Preparing the plan and a history of the lake will be essential to show both a local involvement in the lake's future and to provide the data that government and environmental grant programs might require to consider funding.
Such study will also pay dividends as the LPA continues to work in the watershed, Roth feels. "Once dredging starts, we will need to have taken the steps to assure that the water quality gains that result are not allowed to diminish over time."
The plan should be finished next month, Roth said.
Even if the effort does go local, the LPA plans to work closely with the DNR. "The DNR has been very encouraging to us, and I fully believe the DNR is behind any efforts that we make to improve the status of the water quality. Now, what we need is something to show the legislature, foundations and grant sources," Roth added.
While the locals have not ruled out federal funding sources such as the Environmental Protection Agency, there appears to be "nothing firm there" to draw on in terms of resources, Roth said. "I think that as we progress and actually get into the physical portion of the dredging process, with both the city and the county now participating, we will have improved chances to seek funding from other sources.
"At any level, the quality and extent of the community's local interest is paramount," Roth said, noting that the LPA is working on strategies and fundraising ideas to get individuals more involved in the lake effort.

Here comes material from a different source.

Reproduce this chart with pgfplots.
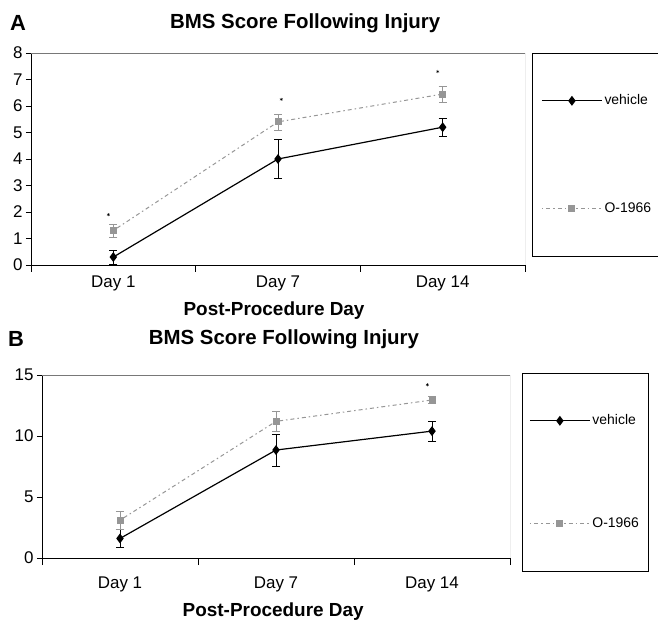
\documentclass[border=0pt]{standalone}
\usepackage{fontspec}
\setmainfont{Liberation Sans}
\usepackage{pgfplots}
\pgfplotsset{compat=1.18}
\definecolor{ogray}{RGB}{150,150,150}
\definecolor{framegray}{RGB}{120,120,120}
\newcommand{\fs}[1]{\fontsize{#1}{#1}\selectfont}
\pgfplotsset{
  bmsstyle/.style={
    scale only axis,
    anchor=south west,
    xmin=-0.5, xmax=2.5,
    xtick={0,1,2},
    xticklabels={Day 1,Day 7,Day 14},
    minor xtick={-0.5,0.5,1.5,2.5},
    major x tick style={draw=none},
    tick align=outside,
    major tick length=5bp,
    minor tick length=7bp,
    tick style={black, line width=0.6pt},
    axis x line*=bottom,
    axis y line*=left,
    axis line style={-, black, line width=0.8pt},
    tick label style={font=\fs{17}},
    /pgf/number format/assume math mode=true,
    xlabel={Post-Procedure Day},
    xlabel style={font=\bfseries\fs{19}, anchor=center},
    title style={font=\bfseries\fs{20.5}, anchor=center},
    legend image code/.code={\draw[mark repeat=2,mark phase=2] plot coordinates {(0bp,0bp) (30bp,0bp) (60bp,0bp)};},
    legend cell align=left,
    legend style={draw=black, line width=0.6pt, fill=white, anchor=north west, font=\fs{14},
      nodes={inner sep=2bp, text height=10bp, text depth=3bp}},
    error bars/y dir=both,
    error bars/y explicit,
    error bars/error mark options={rotate=90, mark size=4bp},
  },
  vehstyle/.style={black, line width=1.2pt, mark=diamond*, mark size=4bp, mark options={solid, fill=black},
    error bars/error bar style={black, line width=0.7pt, solid}},
  ostyle/.style={ogray, line width=1.0pt, dash pattern=on 1.5pt off 3pt on 4pt off 3pt, mark=square*, mark size=3bp, mark options={solid, fill=ogray},
    error bars/error bar style={ogray, line width=0.8pt, solid}},
}
\begin{document}
\begin{tikzpicture}
\useasboundingbox (0,0) rectangle (658bp,621bp);
% ---------- Panel A ----------
\begin{axis}[bmsstyle,
  at={(31bp,356bp)}, width=494bp, height=212bp,
  ymin=0, ymax=8, ytick={0,1,...,8},
  xticklabel style={yshift=-2bp},
  title={BMS Score Following Injury},
  title style={at={(rel axis cs:0.555,1.113)}},
  xlabel style={at={(rel axis cs:0.492,-0.215)}},
  legend style={at={(rel axis cs:1.0142,1)}, inner xsep=9bp, inner ysep=39bp, row sep=91bp},
]
\addplot[vehstyle] coordinates {(0,0.3) +- (0,0.27) (1,4.0) +- (0,0.73) (2,5.2) +- (0,0.35)};
\addlegendentry{vehicle}
\addplot[ostyle] coordinates {(0,1.3) +- (0,0.25) (1,5.4) +- (0,0.3) (2,6.45) +- (0,0.3)};
\addlegendentry{O-1966}
\addplot[only marks, mark=asterisk, mark size=1.6bp, black, forget plot] coordinates {(-0.03,1.9) (1.02,6.25) (1.97,7.3)};
\draw[framegray, line width=0.6pt] (rel axis cs:0,1) -- (rel axis cs:1,1) -- (rel axis cs:1,0);
\end{axis}
% ---------- Panel B ----------
\begin{axis}[bmsstyle,
  at={(42bp,63bp)}, width=468bp, height=183bp,
  ymin=0, ymax=15, ytick={0,5,10,15},
  xticklabel style={yshift=-10bp},
  title={BMS Score Following Injury},
  title style={at={(rel axis cs:0.517,1.164)}},
  xlabel style={at={(rel axis cs:0.494,-0.295)}},
  legend style={at={(rel axis cs:1.0256,1.011)}, inner xsep=7bp, inner ysep=39bp, row sep=86bp},
]
\addplot[vehstyle] coordinates {(0,1.6) +- (0,0.75) (1,8.85) +- (0,1.3) (2,10.4) +- (0,0.8)};
\addlegendentry{vehicle}
\addplot[ostyle] coordinates {(0,3.1) +- (0,0.7) (1,11.2) +- (0,0.8) (2,12.95) +- (0,0.3)};
\addlegendentry{O-1966}
\addplot[only marks, mark=asterisk, mark size=1.6bp, black, forget plot] coordinates {(1.97,14.2)};
\draw[framegray, line width=0.6pt] (rel axis cs:0,1) -- (rel axis cs:1,1) -- (rel axis cs:1,0);
\end{axis}
% panel letters
\node[font=\bfseries\fs{22}, anchor=center] at (18bp,598bp) {A};
\node[font=\bfseries\fs{22}, anchor=center] at (16bp,282bp) {B};
\end{tikzpicture}
\end{document}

"Dredging itself isn't complicated. Like painting, it takes longer to set up than it does to do. But the results can be immediate and profound," he said.
LPA and DNR officials agree that if the locals can find a way to continue dredging after the state project next spring, it should continue progressively from the west end of the lake. "Personally, I'd like to see a dredge get all the way to Lakeside," Roth said.
With interest peaking on the lake, the LPA hopes to move up its annual meeting to March or April, has several committees working hard toward future efforts, and is welcoming new members.